Look... no one loves a great draft pick more than me and I was in my cups in 2008 when the Mets had three first round picks in the first 33 picks in what the experts said was a very talented draft. So, who did we wind up with? Ike Davis, Reese Havens, and Brad Holt.

All three of these guys had the school-cred to picked this high, but this is a tricky game and, in this case, three guys went down three different roads, none of which have proven out to be successful.

Stop worrying about any loss of a third round draft pick. I'll take a shortstop or relief pitcher that has already earned his reputation in the majors in a heartbeat.

After that, the Mets are welcomed to go back and impress us in the draft war room.



Anonymous said...

I agree, Mack. We should figure out what to do with the coming pitching surplus from the minors, trading it for established hitting. I as a Met fan am tired of looking like the 98 lb. kid getting sand kicked in his face at the beach by the muscular guy. Let's get a team that can pitch great - and hit. Make the right trades at the right time, of course...but it would be great as a Met fan to have the league's top offense too.

Mets Dreams said...

I wonder what the price point is for the Mets to commit to Drew? If the Mets can sign him, then Tejada can become the utility player that seems to fit his skill set. If the Mets (Wilpons) can get their wallets around the idea of the Mets being at least a mid-market level spending team, then signing Drew is a no-brainer. Then Sandy can do some of his bargain hunting to fill in. Stick Montero in the opening day rotation and see how it goes.

Mack Ade said...

My guess is Sandy Alderson wants Drew but only on a two-year basis.

One good thing is Drew is running out of options. Most of the other teams that still want to deal for a shortstop have gone in the other direction.

My guess is the chief competition here would be Boston, who is a safe zone with a one year contract to welcome Drew back.
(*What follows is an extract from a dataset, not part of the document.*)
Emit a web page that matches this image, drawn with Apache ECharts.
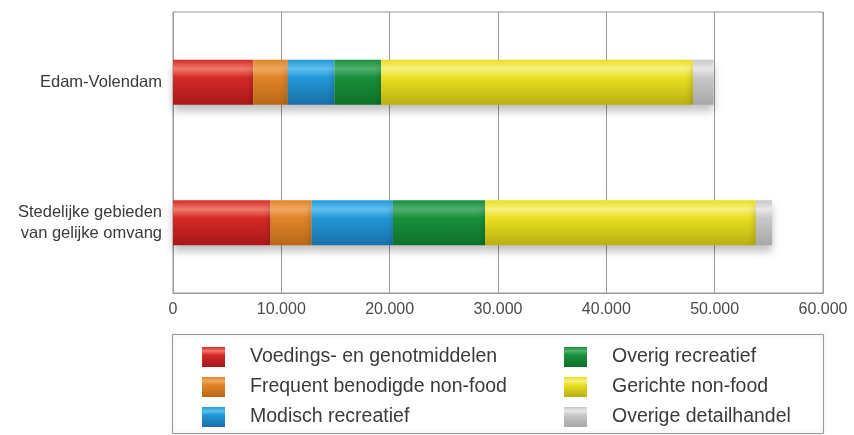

Also, the Mets still need to move Davis to make the money work here.

steve said...

Sandy is doing a Great job,at waiting out the market for Drew. If Sandy signs Drew it will be at his price and at his terms! Thank god Sandy has the best interests for the future. I'd still like to see them go get Dee Gordon,if he could be had at a decent trade? But s time goes the more and more im really buying into what Sandy is doing. I do see Sandy bringing in a Dice k,to compete for the 5th spot. Also a Gregg to compete in the back end of the pen. Its going to take time to get the offense up to the top of the league. But Sandy is showing patience and with the young pitching and Plawecki the Mets will have trade options for the offensive upgrade.